The resurgence of US
In February, auto makers sold light vehicles at a 15.4 million unit annualized rate.
This chart is from Calculated Risk.
How high can it go?
A new note from Citi's Itay Michaeli says it can easily get to 16-17 million. His note is titled: 11.8 Million Reasons to Be Bullish on SAAR.
Michaeli says that despite the big surge in car sales, we're still seeing below-average fleet scrapage. There's a lot of pent-up demand.
If Someone Asked You — In 2012, U.S. auto sales rose a robust 13% to 14.4 million. The popular explanation was that an aging fleet was finally releasing pent-up demand. Subscribing to this explanation, one would think that the U.S. scrap rate must have surely gone up last year, right? Wrong. According to fresh Polk data, the U.S. apparently scrapped only 4.7% of light vehicles last year (11.8mln), down from 5.0% the prior year (5.2% avg. since ‘02). So why did auto sales rise? Because of the very improvement in vehicle density that our Sep-11 density survey originally predicted (“Do They Want to Drive?”). In other words, for the first time since 2007, the U.S. vehicle population managed to grow by 1.0%, which is more in-line with the driver population.

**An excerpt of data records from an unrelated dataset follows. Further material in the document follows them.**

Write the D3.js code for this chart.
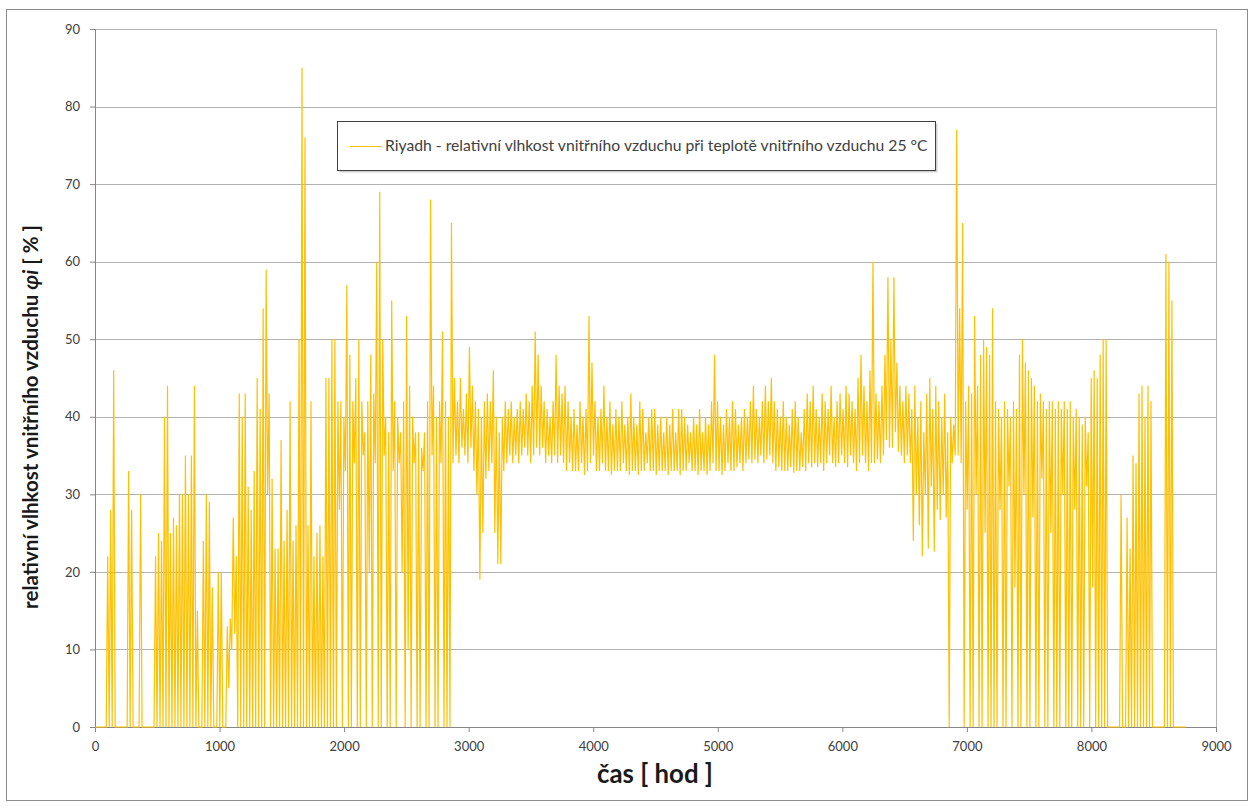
<!DOCTYPE html>
<html><head><meta charset="utf-8">
<script src="https://cdn.jsdelivr.net/npm/d3@7"></script>
<style>
body{margin:0;background:#fff;}
text{font-family:Lato,"Open Sans","Liberation Sans",sans-serif;}
</style></head><body>
<svg id="c" width="1254" height="808"></svg>
<script>
const xTicks=[0,1000,2000,3000,4000,5000,6000,7000,8000,9000];
const yTicks=[0,10,20,30,40,50,60,70,80,90];
const xTitle="čas [ hod ]";
const yTitleParts=["relativní vlhkost vnitřního vzduchu ","φi"," [ % ]"];
const legendLabel="Riyadh - relativní vlhkost vnitřního vzduchu při teplotě vnitřního vzduchu 25 °C";
const hoursPerDay=24, lastHour=8760;
// daily maximum of relative humidity [%] (day 0..364)
const dayMax=[
0,0,0,0,22,28,46,0,0,0,
0,33,28,0,0,30,0,0,0,0,
22,25,24,40,44,25,27,26,30,30,
35,30,35,44,15,0,24,30,29,18,
0,20,20,0,13,14,27,22,43,40,
43,31,28,33,45,41,54,59,43,32,
23,23,37,24,28,42,24,26,50,85,
76,26,42,22,25,26,22,45,45,50,
50,42,42,40,57,48,42,45,50,42,
38,42,48,43,60,69,50,40,38,55,
42,40,38,42,53,44,40,38,38,36,
38,42,68,44,40,42,51,42,40,65,
45,42,45,41,43,49,44,42,41,40,
42,43,42,46,40,38,40,42,41,42,
40,41,42,41,43,42,44,51,48,44,
42,41,40,42,48,44,43,44,42,40,
41,39,42,40,41,53,47,42,40,41,
44,40,42,39,41,40,42,39,40,43,
40,39,42,41,38,40,41,41,39,40,
38,40,39,41,38,41,41,40,39,38,
40,39,41,38,40,39,42,48,42,40,
39,41,40,42,41,39,40,41,40,42,
44,41,40,42,44,42,45,42,41,40,
42,40,39,41,42,40,38,41,43,42,
44,41,40,43,42,41,44,40,42,43,
41,44,43,42,41,45,48,44,42,46,
60,43,42,44,48,58,50,58,47,44,
42,44,43,41,44,40,42,38,43,45,
41,44,42,40,43,38,40,39,77,54,
65,42,44,43,53,44,48,50,49,48,
54,42,41,40,42,41,40,42,41,48,
50,47,46,45,44,42,43,42,41,42,
42,41,42,41,42,41,42,40,41,40,
39,40,38,45,46,45,48,50,50,0,
0,0,0,30,0,27,23,35,34,43,
44,40,44,42,0,0,0,0,61,60,
55,0,0,0,0];
// daily minimum of relative humidity [%] (day 0..364)
const dayMin=[
0,0,0,0,0,0,0,0,0,0,
0,0,0,0,0,0,0,0,0,0,
0,0,0,0,0,0,0,0,0,0,
0,0,0,0,0,0,0,0,0,0,
0,0,0,0,5,10,12,0,0,0,
0,0,0,0,0,0,0,30,0,0,
0,0,0,0,0,0,0,0,0,0,
0,0,0,0,0,0,0,0,0,0,
0,28,0,33,0,0,34,0,0,35,
0,20,0,34,0,0,35,0,0,33,
0,34,20,0,10,0,34,0,0,33,
0,0,35,0,0,34,0,0,0,34,
35,34,36,35,34,36,33,30,19,25,
32,33,34,25,21,21,33,34,35,34,
35,34,35,36,35,34,35,36,35,36,
34,35,34,35,34,35,34,33,34,33,
33,33,34,32.5,33,34,35,33,33,34,
33,33,32.5,33,33,33,34,33,32.5,33,
33,32.5,33,33,34,33,33,32.5,33,33,
33,32.5,33,33,33,32.5,33,33,34,33,
33,32.5,33,33,32.5,33,34,33,33,32.5,
33,34,33,33,33.5,34,33,34,34.5,34,
34.5,34,35,34,34.5,35,34,33,33.5,33,
33,33,33.5,32.8,33,33,33.5,33,34,33.5,
34,33.5,34,33,34,35,34,33.5,34,35,
34,33.5,35,34,33,34,35,34,33,34,
34,34.5,34,35,37,36,36,38,35.5,35,
34,35,34,24,30,26,22,30,23,31,
22.6,28,26.7,30,27,0,34,35,35,34,
0,28,0,0,30,0,0,25,0,0,
0,0,28,0,0,31,0,18,0,0,
30,0,0,27,0,0,32,0,0,25,
0,0,0,30,0,0,0,28,0,0,
0,31,0,18,0,0,0,0,0,0,
0,0,0,0,0,0,0,0,0,0,
0,0,0,0,0,0,0,0,0,0,
0,0,0,0,0];

const M={left:95,right:1216,top:29,bottom:727};
const x=d3.scaleLinear().domain([0,9000]).range([M.left,M.right]);
const y=d3.scaleLinear().domain([0,90]).range([M.bottom,M.top]);
const svg=d3.select('#c');
const axisGray='#868686', gridGray='#b2b2b2', lineColor='#FFC000', textCol='#404040';

svg.append('rect').attr('x',6.5).attr('y',9.5).attr('width',1241).attr('height',791)
  .attr('fill','#fff').attr('stroke','#8c8c8c');

// gridlines
svg.append('g').selectAll('line').data(yTicks.filter(v=>v>0)).join('line')
  .attr('x1',M.left).attr('x2',M.right+0.5)
  .attr('y1',d=>Math.round(y(d))+0.5).attr('y2',d=>Math.round(y(d))+0.5)
  .attr('stroke',gridGray);
svg.append('line').attr('x1',M.right+0.5).attr('x2',M.right+0.5)
  .attr('y1',M.top).attr('y2',M.bottom).attr('stroke',gridGray);

// axes
const gx=svg.append('g').attr('transform',`translate(0,${M.bottom})`)
  .call(d3.axisBottom(x).tickValues(xTicks).tickSize(5).tickSizeOuter(0).tickPadding(10).tickFormat(d3.format('d')));
const gy=svg.append('g').attr('transform',`translate(${M.left},0)`)
  .call(d3.axisLeft(y).tickValues(yTicks).tickSize(5).tickSizeOuter(0).tickPadding(10).tickFormat(d3.format('d')));
[gx,gy].forEach(g=>{
  g.select('.domain').attr('stroke',axisGray);
  g.selectAll('.tick line').attr('stroke',axisGray);
  g.selectAll('.tick text').attr('fill',textCol).style('font-size','13px').style('font-family','Lato, "Open Sans", sans-serif');
});

// data line
const pts=[{h:0,v:0}];
dayMax.forEach((m,d)=>{pts.push({h:hoursPerDay*d+6,v:m});pts.push({h:hoursPerDay*d+18,v:dayMin[d]});});
pts.push({h:lastHour,v:0});
svg.append('path').datum(pts)
  .attr('d',d3.line().x(p=>x(p.h)).y(p=>y(p.v)))
  .attr('fill','none').attr('stroke',lineColor).attr('stroke-width',1.2).attr('stroke-linejoin','miter');

function fit(sel,target){
  const n=sel.node(); const fs=parseFloat(sel.style('font-size'));
  const w=n.getComputedTextLength(); sel.style('font-size',(fs*target/w)+'px');
}

// legend
svg.append('rect').attr('x',339.5).attr('y',123.5).attr('width',598).attr('height',49).attr('fill','#d0d0d0');
svg.append('rect').attr('x',337.5).attr('y',121.5).attr('width',598).attr('height',49)
  .attr('fill','#fff').attr('stroke','#404040');
svg.append('line').attr('x1',350).attr('x2',382).attr('y1',146.5).attr('y2',146.5).attr('stroke',lineColor).attr('stroke-width',1);
const lt=svg.append('text').attr('x',385).attr('y',151).attr('fill',textCol).style('font-size','13px').text(legendLabel);
fit(lt,543);

// axis titles
const xt=svg.append('text').attr('x',655).attr('y',783).attr('text-anchor','middle')
  .attr('fill','#1a1a1a').style('font-weight','bold').style('font-size','18px').text(xTitle);
fit(xt,116);
const yt=svg.append('text').attr('transform','translate(38,417) rotate(-90)').attr('text-anchor','middle')
  .attr('fill','#1a1a1a').style('font-weight','bold').style('font-size','18px');
yt.append('tspan').text(yTitleParts[0]);
yt.append('tspan').style('font-style','italic').text(yTitleParts[1]);
yt.append('tspan').text(yTitleParts[2]);
fit(yt,384);
</script>
</body></html>
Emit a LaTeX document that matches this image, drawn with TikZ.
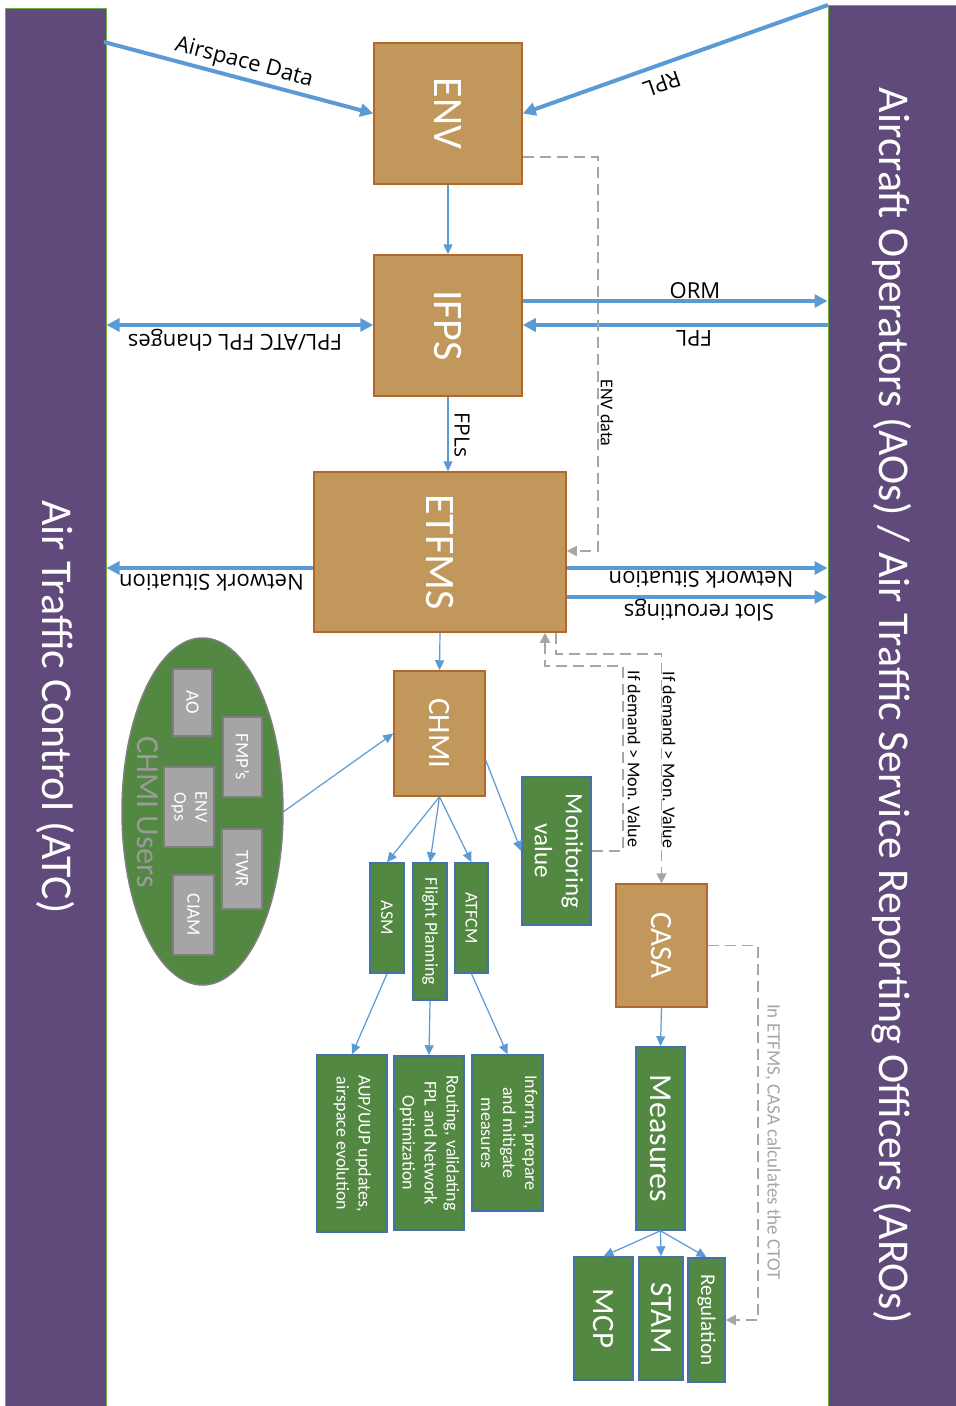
\documentclass[tikz,border=0pt]{standalone}
\usepackage{fontspec}
\setmainfont{Carlito}
\newfontfamily\osans{Open Sans}
\usetikzlibrary{arrows.meta,shapes.geometric,calc}
\definecolor{barpurple}{HTML}{5F4A7B}
\definecolor{bargreen}{HTML}{70AD47}
\definecolor{tanfill}{HTML}{C1975B}
\definecolor{tanbrd}{HTML}{B5662A}
\definecolor{grnfill}{HTML}{538843}
\definecolor{grnbrd}{HTML}{4472A4}
\definecolor{arrblue}{HTML}{5B9BD5}
\definecolor{dashgray}{HTML}{A6A6A6}
\definecolor{boxgray}{HTML}{A5A5A5}
\definecolor{boxgraybrd}{HTML}{7F7F7F}
\definecolor{usersgray}{HTML}{9A9A9A}
\newcommand\fsz[2]{\fontsize{#1}{#2}\selectfont}
\newcommand\vtext[1]{\rotatebox{-90}{#1}}
\newcommand\vlines[1]{\rotatebox{-90}{\begin{tabular}{@{}c@{}}#1\end{tabular}}}
\tikzset{
  bar/.style={draw=bargreen, line width=1pt, fill=barpurple, text=white, inner sep=0pt},
  tanbox/.style={draw=tanbrd, fill=tanfill, line width=1.5pt, text=white, inner sep=0pt},
  grnbox/.style={draw=grnbrd, fill=grnfill, line width=1.5pt, text=white, inner sep=0pt},
  graybox/.style={draw=boxgraybrd, fill=boxgray, line width=1.5pt, text=white, inner sep=0pt},
  bigarrow/.style={draw=arrblue, line width=4pt, -{Triangle[length=13pt,width=13pt]}},
  bigboth/.style={draw=arrblue, line width=4pt, {Triangle[length=13pt,width=13pt]}-{Triangle[length=13pt,width=13pt]}},
  thinarrow/.style={draw=arrblue, line width=1.2pt, -{Triangle[length=10pt,width=9pt]}},
  dashline/.style={draw=dashgray, line width=1.8pt, dash pattern=on 11pt off 6pt, -{Triangle[length=10pt,width=10pt]}},
  lbl/.style={inner sep=0pt, text=black, font=\osans\fsz{22}{26}},
  smlbl/.style={inner sep=0pt, text=black, font=\fsz{18}{21}}
}
\begin{document}
\begin{tikzpicture}[x=1pt,y=-1pt]
\fill[white] (0,0) rectangle (956,1406);
\useasboundingbox (0,0) rectangle (956,1406);

% side bars
\node[bar, minimum width=101pt, minimum height=1398pt, font=\fsz{44}{52}] (atc) at (55.5,707) {\vtext{Air Traffic Control (ATC)}};
\node[bar, minimum width=128pt, minimum height=1401pt, font=\fsz{44}{52}] (aos) at (892,705.5) {\vtext{Aircraft Operators (AOs) / Air Traffic Service Reporting Officers (AROs)}};

% tan boxes
\node[tanbox, minimum width=148pt, minimum height=141pt, font=\fsz{42}{50}] (env) at (448,113.5) {\vtext{ENV}};
\node[tanbox, minimum width=148pt, minimum height=141pt, font=\fsz{42}{50}] (ifps) at (448,325.5) {\vtext{IFPS}};
\node[tanbox, minimum width=252pt, minimum height=160pt, font=\fsz{42}{50}] (etfms) at (440,552) {\vtext{ETFMS}};
\node[tanbox, minimum width=91pt, minimum height=125pt, font=\fsz{31}{37}] (chmi) at (439.5,733.5) {\vtext{CHMI}};
\node[tanbox, minimum width=91pt, minimum height=123pt, font=\fsz{31}{37}] (casa) at (661.5,945.5) {\vtext{CASA}};

% green boxes
\node[grnbox, minimum width=69pt, minimum height=148pt, font=\fsz{25}{31}] (mon) at (556.5,851) {\vlines{Monitoring\\value}};
\node[grnbox, minimum width=34pt, minimum height=110pt, font=\fsz{18}{21}] (asm) at (387,918) {\vtext{ASM}};
\node[grnbox, minimum width=34pt, minimum height=137pt, font=\fsz{18}{21}] (fp) at (430,931.5) {\vtext{Flight Planning}};
\node[grnbox, minimum width=33pt, minimum height=110pt, font=\fsz{18}{21}] (atfcm) at (471.5,918) {\vtext{ATFCM}};
\node[grnbox, minimum width=70pt, minimum height=177pt, font=\fsz{18}{22}] (aup) at (352,1143.5) {\vlines{AUP/UUP updates,\\airspace evolution}};
\node[grnbox, minimum width=70pt, minimum height=174pt, font=\fsz{18}{22}] (rout) at (429,1143) {\vlines{Routing, validating\\FPL and Network\\Optimization}};
\node[grnbox, minimum width=71pt, minimum height=156pt, font=\fsz{18}{22}] (inf) at (507.5,1133) {\vlines{Inform, prepare\\and mitigate\\measures}};
\node[grnbox, minimum width=49pt, minimum height=183pt, font=\fsz{32}{38}] (meas) at (660.5,1138.5) {\vtext{Measures}};
\node[grnbox, minimum width=59pt, minimum height=123pt, font=\fsz{31}{37}] (mcp) at (603.5,1318.5) {\vtext{MCP}};
\node[grnbox, minimum width=44pt, minimum height=123pt, font=\fsz{31}{37}] (stam) at (661,1318.5) {\vtext{STAM}};
\node[grnbox, minimum width=37pt, minimum height=124pt, font=\fsz{21}{25}] (reg) at (706.5,1320) {\vtext{Regulation}};

% CHMI users ellipse
\node[ellipse, draw=boxgraybrd, fill=grnfill, line width=1.5pt, minimum width=161pt, minimum height=347pt, inner sep=0pt] (ell) at (202.5,811.5) {};
\node[graybox, minimum width=39pt, minimum height=67pt, font=\fsz{19}{22}] (ao) at (192.5,702.5) {\vtext{AO}};
\node[graybox, minimum width=39pt, minimum height=80pt, font=\fsz{19}{22}] (fmp) at (242.5,757) {\vtext{FMP’s}};
\node[graybox, minimum width=50pt, minimum height=80pt, font=\fsz{18}{21}] (envops) at (189,807) {\vlines{ENV\\Ops}};
\node[graybox, minimum width=40pt, minimum height=80pt, font=\fsz{19}{22}] (twr) at (242,869) {\vtext{TWR}};
\node[graybox, minimum width=41pt, minimum height=80pt, font=\fsz{19}{22}] (ciam) at (193.5,915) {\vtext{CIAM}};
\node[inner sep=0pt, text=usersgray, font=\fsz{32}{38}] (users) at (148,812) {\vtext{CHMI Users}};

% helper coordinates
\coordinate (ad) at (104,42);
\coordinate (rp) at (828,5);
\coordinate (h301) at (0,301);
\coordinate (h325) at (0,325);
\coordinate (h551) at (0,551);
\coordinate (h568) at (0,568);
\coordinate (h597) at (0,597);
\coordinate (e1) at (598,157);
\coordinate (k1) at (623,666);
\coordinate (k1b) at (545,666);
\coordinate (k2) at (556,654);

% thick arrows
\draw[bigarrow] (ad) -- (env.west);
\draw[bigarrow] (rp) -- (env.east);
\draw[bigarrow] (ifps.east |- h301) -- (aos.west |- h301);
\draw[bigarrow] (aos.west |- h325) -- (ifps.east |- h325);
\draw[bigboth] (atc.east |- h325) -- (ifps.west |- h325);
\draw[bigarrow] (etfms.west |- h568) -- (atc.east |- h568);
\draw[bigarrow] (etfms.east |- h568) -- (aos.west |- h568);
\draw[bigarrow] (etfms.east |- h597) -- (aos.west |- h597);

% thin arrows
\draw[thinarrow] (env.south) -- (ifps.north);
\draw[thinarrow] (ifps.south) -- (ifps.south |- etfms.north);
\draw[thinarrow] (etfms.south) -- (chmi.north);
\draw[thinarrow] (ell.east) -- (chmi.west);
\draw[thinarrow] (chmi.-30) -- (mon.west);
\draw[thinarrow] (chmi.south) -- (asm.north);
\draw[thinarrow] (chmi.south) -- (fp.north);
\draw[thinarrow] (chmi.south) -- (atfcm.north);
\draw[thinarrow] (asm.south) -- (aup.north);
\draw[thinarrow] (fp.south) -- (rout.north);
\draw[thinarrow] (atfcm.south) -- (inf.north);
\draw[thinarrow] (casa.south) -- (meas.north);
\draw[thinarrow] (meas.south) -- (mcp.north);
\draw[thinarrow] (meas.south) -- (stam.north);
\draw[thinarrow] (meas.south) -- (reg.north);

% dashed connectors
\draw[dashline] (env.east |- e1) -- (e1) |- (etfms.east |- h551);
\draw[dashline] (mon.east) -| (k1) -- (k1b) -- (k1b |- etfms.south);
\draw[dashline] (etfms.south -| k2) -- (k2) -| (casa.north);
\draw[dashline] (casa.east) -- ++(50,0) |- (reg.east);

% labels
\node[lbl, rotate=-14.8] (lad) at (244,63) {Airspace Data};
\node[lbl, rotate=199.4] (lrpl) at (662,84) {RPL};
\node[lbl] (lorm) at (695,291) {ORM};
\node[lbl, rotate=180] (lfpl) at (694,338) {FPL};
\node[lbl, rotate=180] (lfac) at (235,340) {FPL/ATC FPL changes};
\node[lbl, rotate=180] (lnsl) at (211.5,583) {Network Situation};
\node[lbl, rotate=180] (lnsr) at (701,580) {Network Situation};
\node[lbl, rotate=180] (lslot) at (699,610) {Slot reroutings};
\node[lbl, rotate=-90, font=\osans\fsz{21}{25}] (lfpls) at (462,435) {FPLs};
\node[smlbl, rotate=-90] (lenvd) at (607,413) {ENV data};
\node[smlbl, rotate=-90] (ldem1) at (634,759) {If demand > Mon. Value};
\node[smlbl, rotate=-90] (ldem2) at (669,760) {If demand > Mon. Value};
\node[smlbl, rotate=-90, text=dashgray, font=\fsz{19}{22}] (lctot) at (773,1142) {In ETFMS, CASA calculates the CTOT};
\end{tikzpicture}
\end{document}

So What Does This Mean? — Vehicles continued to age last year (now 11.4yrs old) despite a “strong” SAAR, meaning that investors likely haven’t missed the pent-up demand cycle—in fact it doesn’t appear like it’s even begun. This may be very good news for the U.S. auto cycle, so long, of course, as vehicle density doesn’t spoil the party again (our survey closely tracks the 2yr density outlook, next survey due out in May). But with >251 million light vehicles on the road, returning to a mid-5% scrap (avg. 2002-08) + ~1% population growth easily gets us to a 16-17 million SAAR.